— Objective —
Nothing but the lines from the top of the data to the line holding "import seaborn as sns" should be printed, word for word and both ends included; leave the pictures out.

____ Raw data

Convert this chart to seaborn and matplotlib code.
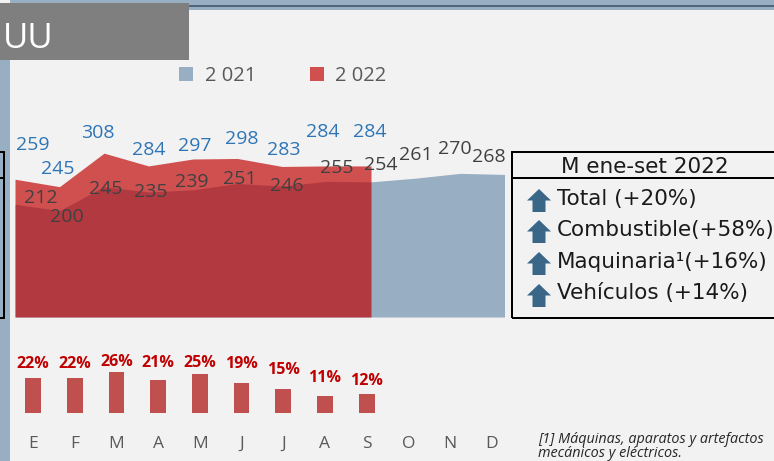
import numpy as np
import pandas as pd
import matplotlib
matplotlib.use("Agg")
import matplotlib.pyplot as plt
import matplotlib.transforms as mtransforms
from matplotlib.patches import Rectangle, Polygon
from matplotlib.lines import Line2D
import seaborn as sns

# ---------------- data ----------------
months = ["E", "F", "M", "A", "M", "J", "J", "A", "S", "O", "N", "D"]
v2021 = [212, 200, 245, 235, 239, 251, 246, 255, 254, 261, 270, 268]
v2022 = [259, 245, 308, 284, 297, 298, 283, 284, 284]
growth = [22, 22, 26, 21, 25, 19, 15, 11, 12]
series_labels = ["2 021", "2 022"]
title_text = "UU"
box_title = "M ene-set 2022"
box_items = ["Total (+20%)", "Combustible(+58%)", "Maquinaria\u00b9(+16%)", "Vehículos (+14%)"]
footnote_lines = ["[1] Máquinas, aparatos y artefactos", "mecánicos y eléctricos."]

# ---------------- style ----------------
W, H, DPI = 774, 461, 100
BG = "#F2F2F2"
C21 = "#97AEC3"
C22 = "#C00000"
A22 = 0.67
BAR = "#C0504D"
LBL22 = "#2E75B6"
LBL21 = "#404040"
PCT = "#C00000"
MONTHC = "#595959"
ARROW = "#3A6788"

sns.set_theme(style="white")
plt.rcParams["font.family"] = ["Open Sans", "DejaVu Sans"]

fig = plt.figure(figsize=(W / DPI, H / DPI), dpi=DPI)
fig.patch.set_facecolor(BG)

def fx(px):
    return px / W

def fy(py):
    return 1 - py / H

def rect(x0, y0, x1, y1):
    return [fx(x0), fy(y1), fx(x1) - fx(x0), fy(y0) - fy(y1)]

def px2pt(p):
    return p * 72.0 / DPI

# ---------------- decorations ----------------
fig.add_artist(Rectangle((fx(10), fy(10.5)), fx(774) - fx(10), fy(0) - fy(10.5),
                         transform=fig.transFigure, color=C21, lw=0, zorder=1))
fig.add_artist(Line2D([fx(189), fx(774)], [fy(6.5), fy(6.5)], transform=fig.transFigure,
                      color="#3F5468", lw=px2pt(1.6), zorder=2))
fig.add_artist(Rectangle((fx(0), fy(461)), fx(10), fy(60) - fy(461),
                         transform=fig.transFigure, color=C21, lw=0, zorder=1))
fig.add_artist(Rectangle((fx(0), fy(60)), fx(189), fy(3) - fy(60),
                         transform=fig.transFigure, color="#7F7F7F", lw=0, zorder=3))
fig.text(fx(3), fy(48), title_text, color="white", fontsize=25, family="Open Sans",
         ha="left", va="baseline", zorder=4)

# left partial box
for (xa, ya, xb, yb) in [(4, 152, 4, 318), (0, 152, 4, 152), (0, 178, 4, 178), (0, 318, 4, 318)]:
    fig.add_artist(Line2D([fx(xa), fx(xb)], [fy(ya), fy(yb)], transform=fig.transFigure,
                          color="black", lw=px2pt(2), zorder=5))

# ---------------- area chart ----------------
Y_PX = 0.532  # pixels per unit
ax = fig.add_axes(rect(15, 317 - 400 * Y_PX, 504.5, 317))
ax.patch.set_alpha(0)
idx21 = np.arange(len(v2021))
idx22 = np.arange(len(v2022))
df21 = pd.DataFrame({"pos": idx21, "val": v2021})
df22 = pd.DataFrame({"pos": idx22, "val": v2022})
sns.lineplot(data=df21, x="pos", y="val", ax=ax, color=C21, linewidth=0)
sns.lineplot(data=df22, x="pos", y="val", ax=ax, color=C22, linewidth=0)
ax.fill_between(df21["pos"], 0, df21["val"], color=C21, lw=0, zorder=2)
ax.fill_between(df22["pos"], 0, df22["val"], color=C22, alpha=A22, lw=0, zorder=3)
ax.set_xlim(0, 11)
ax.set_ylim(0, 400)
ax.axis("off")

off22 = [(18, -36), (-1.5, -20), (-6, -22), (0, -18), (2, -15), (4.5, -21.5), (2, -18), (-3.5, -36), (-1, -36)]
off21 = [(26, -8), (7.5, 4.5), (2, 0), (2.5, -2), (-1, -10), (2.5, -6), (5, -2), (10.5, -15),
         (10, -19), (0.5, -25), (-5.5, -26), (-15.5, -19)]
for i, v in enumerate(v2022):
    dx, dy = off22[i]
    ax.annotate(str(v), (i, v), xytext=(px2pt(dx), px2pt(-dy)), textcoords="offset points",
                ha="center", va="center_baseline", color=LBL22, fontsize=14, zorder=6,
                annotation_clip=False)
for i, v in enumerate(v2021):
    dx, dy = off21[i]
    ax.annotate(str(v), (i, v), xytext=(px2pt(dx), px2pt(-dy)), textcoords="offset points",
                ha="center", va="center_baseline", color=LBL21, fontsize=14, zorder=6,
                annotation_clip=False)

# ---------------- legend ----------------
leg = [(179, C21, 1.0, series_labels[0], 205), (310, C22, A22, series_labels[1], 335)]
for x0, col, al, lab, tx in leg:
    fig.add_artist(Rectangle((fx(x0), fy(81)), fx(14), fy(67) - fy(81), transform=fig.transFigure,
                             facecolor=col, alpha=al, lw=0, zorder=3))
    fig.text(fx(tx), fy(81), lab, color="#595959", fontsize=14.5, ha="left", va="baseline")

# ---------------- growth bars ----------------
B_PX = 1.56
ax2 = fig.add_axes(rect(12.2, 412.7 - 30 * B_PX, 512.6, 412.7))
ax2.patch.set_alpha(0)
dfg = pd.DataFrame({"pos": np.arange(len(growth)), "g": growth})
sns.barplot(data=dfg, x="pos", y="g", order=list(range(len(months))), ax=ax2, color=BAR,
            saturation=1, width=0.38, linewidth=0, errorbar=None)
ax2.set_ylim(0, 30)
ax2.set_xlim(-0.5, len(months) - 0.5)
ax2.axis("off")
pct_dy = [16, 16, 12, 19, 13, 21, 21.5, 20, 15]
for i, g in enumerate(growth):
    ax2.annotate(f"{g}%", (i, g), xytext=(0, px2pt(pct_dy[i])), textcoords="offset points",
                 ha="center", va="center_baseline", color=PCT, fontsize=11.5, fontweight="bold",
                 annotation_clip=False)
trans = mtransforms.blended_transform_factory(ax2.transData, fig.transFigure)
for i, m in enumerate(months):
    ax2.text(i, fy(448), m, transform=trans, ha="center", va="baseline", color=MONTHC,
             fontsize=12.5, clip_on=False)

# ---------------- summary box ----------------
fig.add_artist(Rectangle((fx(512), fy(318)), fx(790) - fx(512), fy(152) - fy(318),
                         transform=fig.transFigure, facecolor="none", edgecolor="black",
                         lw=px2pt(2), zorder=5))
fig.add_artist(Line2D([fx(512), fx(790)], [fy(178), fy(178)], transform=fig.transFigure,
                      color="black", lw=px2pt(2), zorder=5))
fig.text(fx(645), fy(173), box_title, family="DejaVu Sans", fontsize=15.5, color="#1A1A1A",
         ha="center", va="baseline")
row_c = [197, 228, 260, 292]
for yc, item in zip(row_c, box_items):
    fig.text(fx(557), fy(yc + 7.5), item, family="DejaVu Sans", fontsize=15.5, color="#1A1A1A",
             ha="left", va="baseline")
    pts = [(539, yc - 8), (551, yc + 3.5), (545.5, yc + 3.5), (545.5, yc + 15),
           (532.5, yc + 15), (532.5, yc + 3.5), (527, yc + 3.5)]
    fig.add_artist(Polygon([(fx(a), fy(b)) for a, b in pts], closed=True,
                           transform=fig.transFigure, facecolor=ARROW, lw=0, zorder=5))

# ---------------- footnote ----------------
for yb, line in zip([443, 456.5], footnote_lines):
    fig.text(fx(538), fy(yb), line, fontsize=10.4, style="italic", color="#262626",
             ha="left", va="baseline")

fig.savefig("out.png", dpi=DPI, facecolor=BG)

________

— Answer to the task —
Convert this chart to seaborn and matplotlib code.
import numpy as np
import pandas as pd
import matplotlib
matplotlib.use("Agg")
import matplotlib.pyplot as plt
import matplotlib.transforms as mtransforms
from matplotlib.patches import Rectangle, Polygon
from matplotlib.lines import Line2D
import seaborn as sns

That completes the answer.